The Mentality Of A Point Guard
Part 1 of 2
It’s never too early to start learning the fundamentals of the game (learning to dribble, pass, shoot, and play good defense). The more you play, the more you grow – not only physically, but your knowledge of how to play the game grows as well. And it’s this “understanding of the game” that is extremely important to the point guard because he is the one that will be the leader on the court.
Developing the skills of a successful point guard takes hard work and lots of time, but if you’re the type of person that will work hard and bring the correct mentality each time you hit the floor, then you shouldn’t have any problems.
There are lots of characteristics that a point guard must possess, but as a coach, there are 8 that I consider to be the most important.
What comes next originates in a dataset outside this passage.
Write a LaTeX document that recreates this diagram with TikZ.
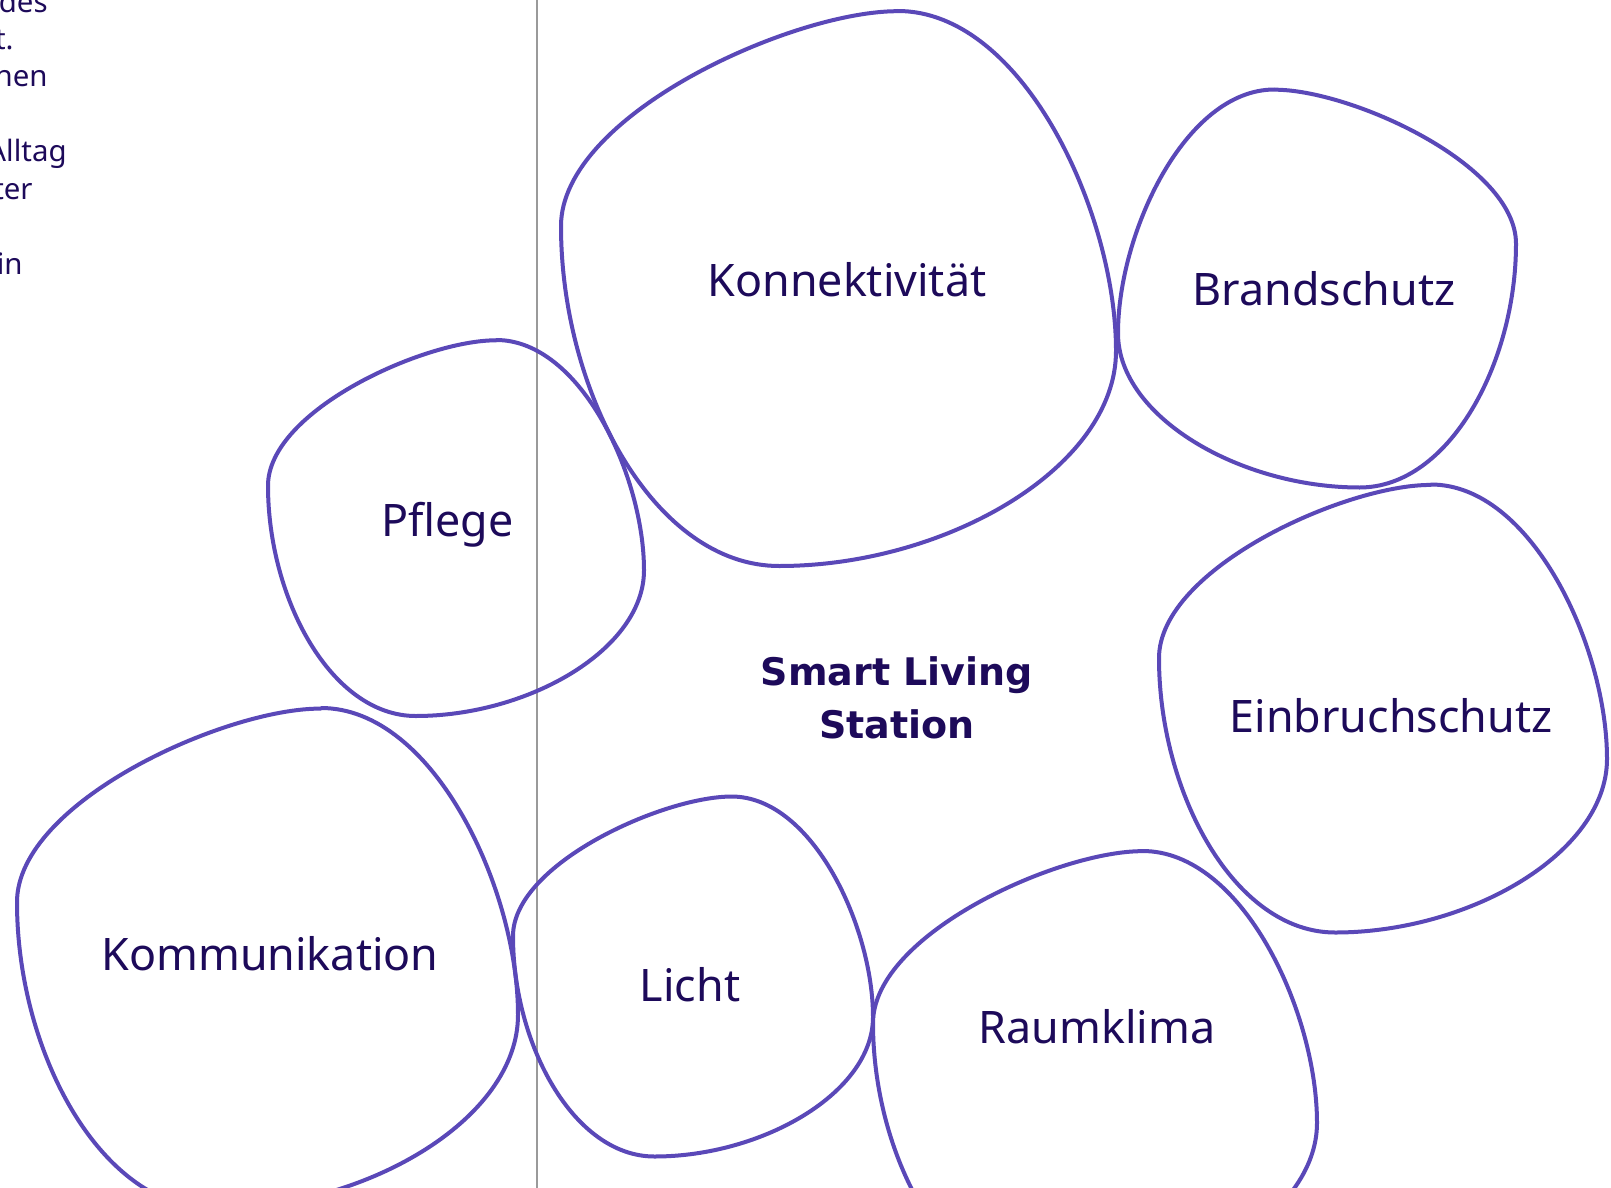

I’m going to tackle the first 4 characteristics now, and then share the other 4 later this week. So here we go…..
#1 – You Must Understand Your Coach.
As a point guard, you need to be an extension of the coach. You must understand the coach’s philosophy and always be aware of what the coach is wanting. You must be able to relay and direct your teammates so that they can carry out the coach’s plan. In a way, you ARE the coach on the floor.
#2 – You Must Understand Your Teammates and They Must Believe In You.
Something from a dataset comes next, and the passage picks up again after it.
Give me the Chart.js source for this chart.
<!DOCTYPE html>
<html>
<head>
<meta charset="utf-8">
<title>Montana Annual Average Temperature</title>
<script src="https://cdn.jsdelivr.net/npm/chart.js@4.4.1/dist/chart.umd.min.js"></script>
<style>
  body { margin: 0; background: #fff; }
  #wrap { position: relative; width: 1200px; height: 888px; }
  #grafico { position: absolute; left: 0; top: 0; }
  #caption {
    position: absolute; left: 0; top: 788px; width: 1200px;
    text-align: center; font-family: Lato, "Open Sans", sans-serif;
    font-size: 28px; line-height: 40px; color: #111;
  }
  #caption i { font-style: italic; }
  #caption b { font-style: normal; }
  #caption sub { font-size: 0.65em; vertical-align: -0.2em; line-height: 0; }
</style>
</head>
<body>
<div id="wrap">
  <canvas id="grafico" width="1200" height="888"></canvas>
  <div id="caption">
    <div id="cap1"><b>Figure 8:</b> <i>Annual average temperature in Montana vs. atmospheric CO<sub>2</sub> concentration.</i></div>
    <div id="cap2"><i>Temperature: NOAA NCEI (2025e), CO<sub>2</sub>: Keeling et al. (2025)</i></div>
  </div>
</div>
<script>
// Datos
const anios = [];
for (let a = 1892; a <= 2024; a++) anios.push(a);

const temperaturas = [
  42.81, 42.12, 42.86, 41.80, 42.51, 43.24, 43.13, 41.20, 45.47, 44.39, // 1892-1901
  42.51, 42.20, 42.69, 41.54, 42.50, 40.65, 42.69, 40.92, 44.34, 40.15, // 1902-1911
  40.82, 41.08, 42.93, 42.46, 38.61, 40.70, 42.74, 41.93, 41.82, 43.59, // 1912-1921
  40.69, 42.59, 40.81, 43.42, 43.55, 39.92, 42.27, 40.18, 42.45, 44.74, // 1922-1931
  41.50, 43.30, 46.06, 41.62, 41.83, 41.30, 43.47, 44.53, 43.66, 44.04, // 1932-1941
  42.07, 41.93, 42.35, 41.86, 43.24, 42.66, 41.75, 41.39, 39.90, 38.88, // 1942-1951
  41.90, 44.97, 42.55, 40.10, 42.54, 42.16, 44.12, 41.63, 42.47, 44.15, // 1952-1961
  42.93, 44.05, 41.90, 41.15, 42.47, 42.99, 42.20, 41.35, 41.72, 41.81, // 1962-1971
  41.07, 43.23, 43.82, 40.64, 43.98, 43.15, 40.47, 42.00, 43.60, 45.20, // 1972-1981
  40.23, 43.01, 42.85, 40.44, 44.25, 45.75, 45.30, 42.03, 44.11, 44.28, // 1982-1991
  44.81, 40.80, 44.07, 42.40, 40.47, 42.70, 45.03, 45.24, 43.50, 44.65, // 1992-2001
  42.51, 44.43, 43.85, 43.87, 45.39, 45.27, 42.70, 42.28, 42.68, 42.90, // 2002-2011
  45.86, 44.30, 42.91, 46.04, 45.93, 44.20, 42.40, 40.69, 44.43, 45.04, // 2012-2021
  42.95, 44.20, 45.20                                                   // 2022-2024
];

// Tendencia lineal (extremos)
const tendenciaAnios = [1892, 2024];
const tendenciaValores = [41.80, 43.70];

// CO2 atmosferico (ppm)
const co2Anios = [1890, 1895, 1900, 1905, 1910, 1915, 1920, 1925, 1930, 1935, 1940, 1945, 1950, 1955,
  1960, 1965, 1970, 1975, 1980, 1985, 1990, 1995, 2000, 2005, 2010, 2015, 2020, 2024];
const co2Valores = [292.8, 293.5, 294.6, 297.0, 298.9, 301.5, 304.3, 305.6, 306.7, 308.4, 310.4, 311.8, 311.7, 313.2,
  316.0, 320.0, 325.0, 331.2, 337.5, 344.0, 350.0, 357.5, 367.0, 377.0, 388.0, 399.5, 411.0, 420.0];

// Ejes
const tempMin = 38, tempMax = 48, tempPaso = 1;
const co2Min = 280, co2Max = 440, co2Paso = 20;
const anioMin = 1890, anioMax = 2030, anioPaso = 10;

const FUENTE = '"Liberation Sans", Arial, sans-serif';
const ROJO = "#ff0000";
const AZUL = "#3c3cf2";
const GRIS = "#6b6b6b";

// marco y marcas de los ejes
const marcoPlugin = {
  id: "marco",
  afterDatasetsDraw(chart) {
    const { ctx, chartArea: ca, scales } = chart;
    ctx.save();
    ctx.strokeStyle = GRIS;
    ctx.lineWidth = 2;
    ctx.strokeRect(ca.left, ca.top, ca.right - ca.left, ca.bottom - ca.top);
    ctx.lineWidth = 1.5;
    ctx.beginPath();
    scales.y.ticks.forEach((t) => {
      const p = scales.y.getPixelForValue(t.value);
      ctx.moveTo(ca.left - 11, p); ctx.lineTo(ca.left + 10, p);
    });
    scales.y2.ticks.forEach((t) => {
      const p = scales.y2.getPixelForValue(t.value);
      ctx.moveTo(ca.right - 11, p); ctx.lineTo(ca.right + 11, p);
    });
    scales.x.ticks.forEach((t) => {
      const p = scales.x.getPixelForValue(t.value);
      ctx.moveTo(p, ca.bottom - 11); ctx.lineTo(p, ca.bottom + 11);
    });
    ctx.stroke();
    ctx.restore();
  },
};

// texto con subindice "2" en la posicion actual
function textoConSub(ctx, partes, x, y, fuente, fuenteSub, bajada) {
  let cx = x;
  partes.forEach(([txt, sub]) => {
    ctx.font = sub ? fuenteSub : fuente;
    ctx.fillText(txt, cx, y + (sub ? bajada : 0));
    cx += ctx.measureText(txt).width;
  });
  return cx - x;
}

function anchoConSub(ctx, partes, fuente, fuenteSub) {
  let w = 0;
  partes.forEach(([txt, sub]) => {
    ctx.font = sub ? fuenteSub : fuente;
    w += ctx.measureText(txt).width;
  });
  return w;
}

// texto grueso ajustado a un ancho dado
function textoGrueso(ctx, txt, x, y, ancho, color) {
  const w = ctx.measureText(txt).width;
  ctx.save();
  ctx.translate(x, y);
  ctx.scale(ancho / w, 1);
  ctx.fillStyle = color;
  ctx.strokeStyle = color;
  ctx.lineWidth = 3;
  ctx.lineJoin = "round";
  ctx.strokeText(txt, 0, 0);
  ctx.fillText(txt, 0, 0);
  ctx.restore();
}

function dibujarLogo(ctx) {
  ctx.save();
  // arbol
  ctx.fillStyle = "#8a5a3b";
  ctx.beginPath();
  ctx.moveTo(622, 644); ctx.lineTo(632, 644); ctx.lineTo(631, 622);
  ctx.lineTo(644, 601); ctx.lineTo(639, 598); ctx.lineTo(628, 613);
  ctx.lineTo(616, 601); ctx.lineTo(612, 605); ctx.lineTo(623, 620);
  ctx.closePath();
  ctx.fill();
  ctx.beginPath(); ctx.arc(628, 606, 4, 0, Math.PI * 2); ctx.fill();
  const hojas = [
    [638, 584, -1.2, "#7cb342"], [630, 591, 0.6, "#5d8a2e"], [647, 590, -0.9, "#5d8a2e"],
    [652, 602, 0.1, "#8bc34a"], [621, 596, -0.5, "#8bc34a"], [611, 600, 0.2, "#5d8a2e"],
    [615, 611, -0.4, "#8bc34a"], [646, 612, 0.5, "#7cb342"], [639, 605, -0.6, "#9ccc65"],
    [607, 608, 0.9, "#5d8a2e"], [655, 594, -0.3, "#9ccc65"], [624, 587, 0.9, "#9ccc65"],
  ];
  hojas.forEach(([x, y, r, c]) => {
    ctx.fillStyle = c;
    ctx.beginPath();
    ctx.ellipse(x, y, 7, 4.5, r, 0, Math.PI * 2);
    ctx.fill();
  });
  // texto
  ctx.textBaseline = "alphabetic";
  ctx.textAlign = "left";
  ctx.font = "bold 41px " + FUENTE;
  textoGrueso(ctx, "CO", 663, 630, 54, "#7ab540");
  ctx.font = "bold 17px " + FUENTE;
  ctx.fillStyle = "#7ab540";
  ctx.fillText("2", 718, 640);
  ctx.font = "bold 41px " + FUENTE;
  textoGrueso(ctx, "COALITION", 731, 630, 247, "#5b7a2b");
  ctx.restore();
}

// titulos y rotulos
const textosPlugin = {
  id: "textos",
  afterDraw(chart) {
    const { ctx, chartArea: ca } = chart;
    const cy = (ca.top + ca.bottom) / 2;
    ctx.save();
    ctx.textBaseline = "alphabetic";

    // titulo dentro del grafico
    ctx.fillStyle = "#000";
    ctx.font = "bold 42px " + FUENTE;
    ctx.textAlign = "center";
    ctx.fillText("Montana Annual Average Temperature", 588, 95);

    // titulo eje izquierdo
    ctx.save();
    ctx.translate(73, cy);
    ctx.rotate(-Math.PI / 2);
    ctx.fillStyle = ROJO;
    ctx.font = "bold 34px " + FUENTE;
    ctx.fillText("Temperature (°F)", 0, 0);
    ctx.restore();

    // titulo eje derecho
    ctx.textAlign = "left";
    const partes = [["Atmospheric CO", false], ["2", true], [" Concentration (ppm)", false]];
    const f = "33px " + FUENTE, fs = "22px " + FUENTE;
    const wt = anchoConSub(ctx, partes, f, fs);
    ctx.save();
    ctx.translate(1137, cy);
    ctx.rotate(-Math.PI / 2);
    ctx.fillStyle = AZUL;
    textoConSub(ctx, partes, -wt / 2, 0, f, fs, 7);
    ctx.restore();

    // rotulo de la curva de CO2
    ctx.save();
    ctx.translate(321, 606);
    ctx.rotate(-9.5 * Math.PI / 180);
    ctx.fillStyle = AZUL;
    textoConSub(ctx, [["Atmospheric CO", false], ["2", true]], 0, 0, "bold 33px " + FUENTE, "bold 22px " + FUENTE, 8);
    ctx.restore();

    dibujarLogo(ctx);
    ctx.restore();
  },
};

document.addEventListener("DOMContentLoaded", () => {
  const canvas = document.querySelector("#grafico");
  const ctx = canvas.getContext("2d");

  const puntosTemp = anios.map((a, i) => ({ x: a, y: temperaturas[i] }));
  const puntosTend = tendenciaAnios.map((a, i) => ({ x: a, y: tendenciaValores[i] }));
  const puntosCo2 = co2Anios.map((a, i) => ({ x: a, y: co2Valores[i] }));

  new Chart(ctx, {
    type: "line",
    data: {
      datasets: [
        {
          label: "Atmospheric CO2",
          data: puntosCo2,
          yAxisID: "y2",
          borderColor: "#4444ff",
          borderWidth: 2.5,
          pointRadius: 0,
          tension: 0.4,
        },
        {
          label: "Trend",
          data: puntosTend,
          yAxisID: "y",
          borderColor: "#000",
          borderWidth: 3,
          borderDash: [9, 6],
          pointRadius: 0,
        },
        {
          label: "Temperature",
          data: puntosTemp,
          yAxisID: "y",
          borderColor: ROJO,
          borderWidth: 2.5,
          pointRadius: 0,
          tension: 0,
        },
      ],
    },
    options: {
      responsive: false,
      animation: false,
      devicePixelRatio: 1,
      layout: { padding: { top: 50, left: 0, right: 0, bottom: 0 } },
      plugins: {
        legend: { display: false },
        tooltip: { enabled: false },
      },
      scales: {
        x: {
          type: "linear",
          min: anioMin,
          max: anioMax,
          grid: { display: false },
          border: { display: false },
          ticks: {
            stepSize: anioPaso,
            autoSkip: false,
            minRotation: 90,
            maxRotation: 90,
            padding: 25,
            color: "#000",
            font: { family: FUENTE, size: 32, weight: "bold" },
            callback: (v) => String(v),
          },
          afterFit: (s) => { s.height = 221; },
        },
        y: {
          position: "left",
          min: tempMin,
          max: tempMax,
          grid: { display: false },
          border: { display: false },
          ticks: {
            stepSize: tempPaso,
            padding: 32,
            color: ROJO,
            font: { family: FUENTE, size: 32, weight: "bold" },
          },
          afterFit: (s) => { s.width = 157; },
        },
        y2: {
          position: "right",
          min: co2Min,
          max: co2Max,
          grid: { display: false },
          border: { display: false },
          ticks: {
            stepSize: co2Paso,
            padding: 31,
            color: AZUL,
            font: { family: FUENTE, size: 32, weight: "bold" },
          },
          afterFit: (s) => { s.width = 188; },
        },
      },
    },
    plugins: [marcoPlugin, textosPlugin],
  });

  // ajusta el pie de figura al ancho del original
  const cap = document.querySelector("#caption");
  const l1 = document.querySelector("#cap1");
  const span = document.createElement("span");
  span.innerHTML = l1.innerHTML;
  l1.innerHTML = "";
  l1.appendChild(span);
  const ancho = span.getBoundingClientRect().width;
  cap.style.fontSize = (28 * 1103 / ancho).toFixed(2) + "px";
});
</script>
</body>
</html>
You need to know every player on your team inside and out. You need to know the roles and capabilities of each one and be able to put them into situations where they can excel at their strengths. They must believe that you put the team “first,” and you show this by playing and practicing extremely hard. By simply being an exemplar, you can motivate your teammates to do the same thing.
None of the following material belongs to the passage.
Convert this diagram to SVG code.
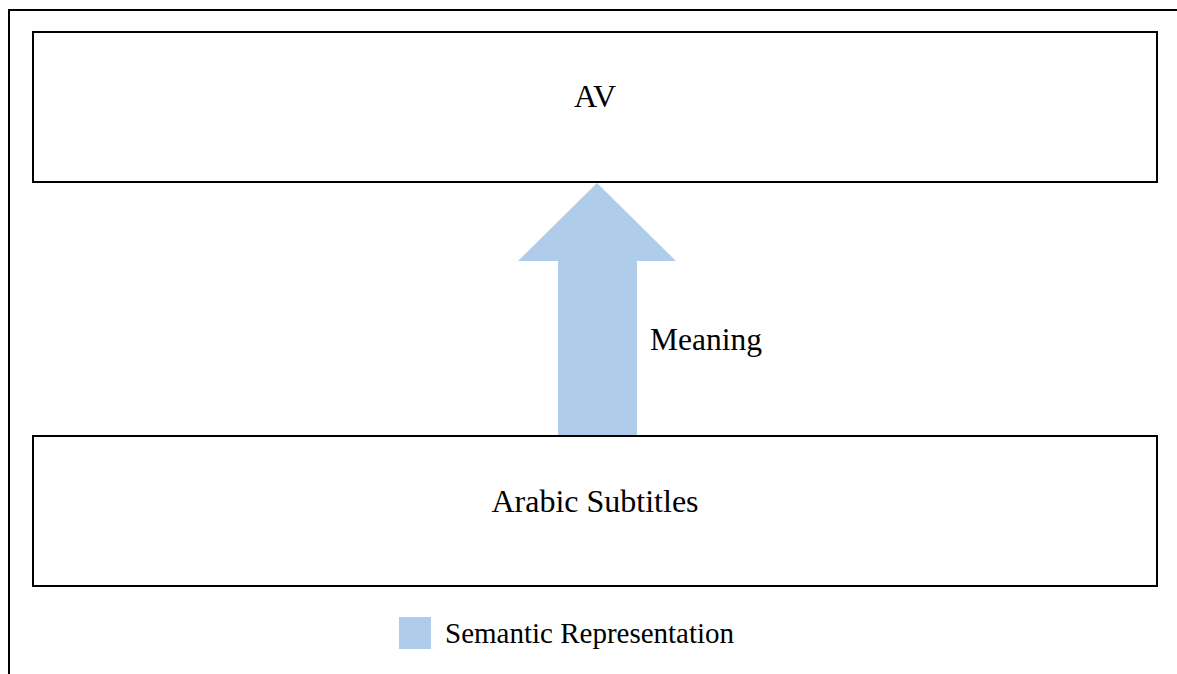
<svg xmlns="http://www.w3.org/2000/svg" width="1177" height="674" viewBox="0 0 1177 674">
  <style>
    .box { fill: #ffffff; stroke: #000000; stroke-width: 2; }
    .frame { fill: none; stroke: #000000; stroke-width: 2; }
    .label { font-family: "Liberation Serif", "Times New Roman", serif; fill: #000000; }
    .sem { fill: #afcdea; }
  </style>
  <rect fill="#ffffff" x="0" y="0" width="1177" height="674"/>
  <!-- outer frame, running off the right and bottom edges -->
  <rect class="frame" x="9" y="10" width="1190" height="690"/>

  <g id="node-av">
    <rect class="box" x="33" y="32" width="1124" height="150"/>
    <text class="label" x="595" y="107" font-size="32" text-anchor="middle">AV</text>
  </g>

  <g id="node-arabic-subtitles">
    <rect class="box" x="33" y="436" width="1124" height="150"/>
    <text class="label" x="595" y="512" font-size="32" text-anchor="middle">Arabic Subtitles</text>
  </g>

  <g id="connectors">
    <!-- block arrow carrying meaning from the subtitles up to the AV -->
    <polygon class="sem" points="597,183 676,261 637,261 637,435 558,435 558,261 518,261"/>
    <text class="label" x="650" y="350" font-size="31.5">Meaning</text>
  </g>

  <g id="legend">
    <rect class="sem" x="399" y="617" width="32" height="32"/>
    <text class="label" x="445" y="643" font-size="29">Semantic Representation</text>
  </g>
</svg>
#3 – You Must Be the One Who Sets the Tone.
As the leader and the “coaches extension,” you must understand the importance of practice, the goal of practice, and how a successful practice is run. By being an example, you can motivate others and set the tone for a good, intense practice. When a practice lacks intensity, it’s often a result of having no leader. If you want to be a point guard that leads, then be willing to give it your all every time you hit the floor.
#4 – You Must Be Unselfish and Always Put the Team First.
Many coaches want their point guard to be so unselfish, that they don’t want their point guard even looking to score. They want him to be the “assist” guy or the guy that passes the ball to set up an assist. But this doesn’t always have to be the case – especially if you’re a point guard that can shoot and get points. What unselfishness really means is that your priority is to find opportunities for your team. You may sacrifice a wide open 3-point shot in order to make a pass to someone who has a better or higher percentage shot. The sign of a great point guard is one who can make the other players on the court better.
These are 4 of the 8 characteristics and skills that make up all successful point guards. These skills must be worked on, developed, and mastered by anyone who has the desire to be the point guard for his team.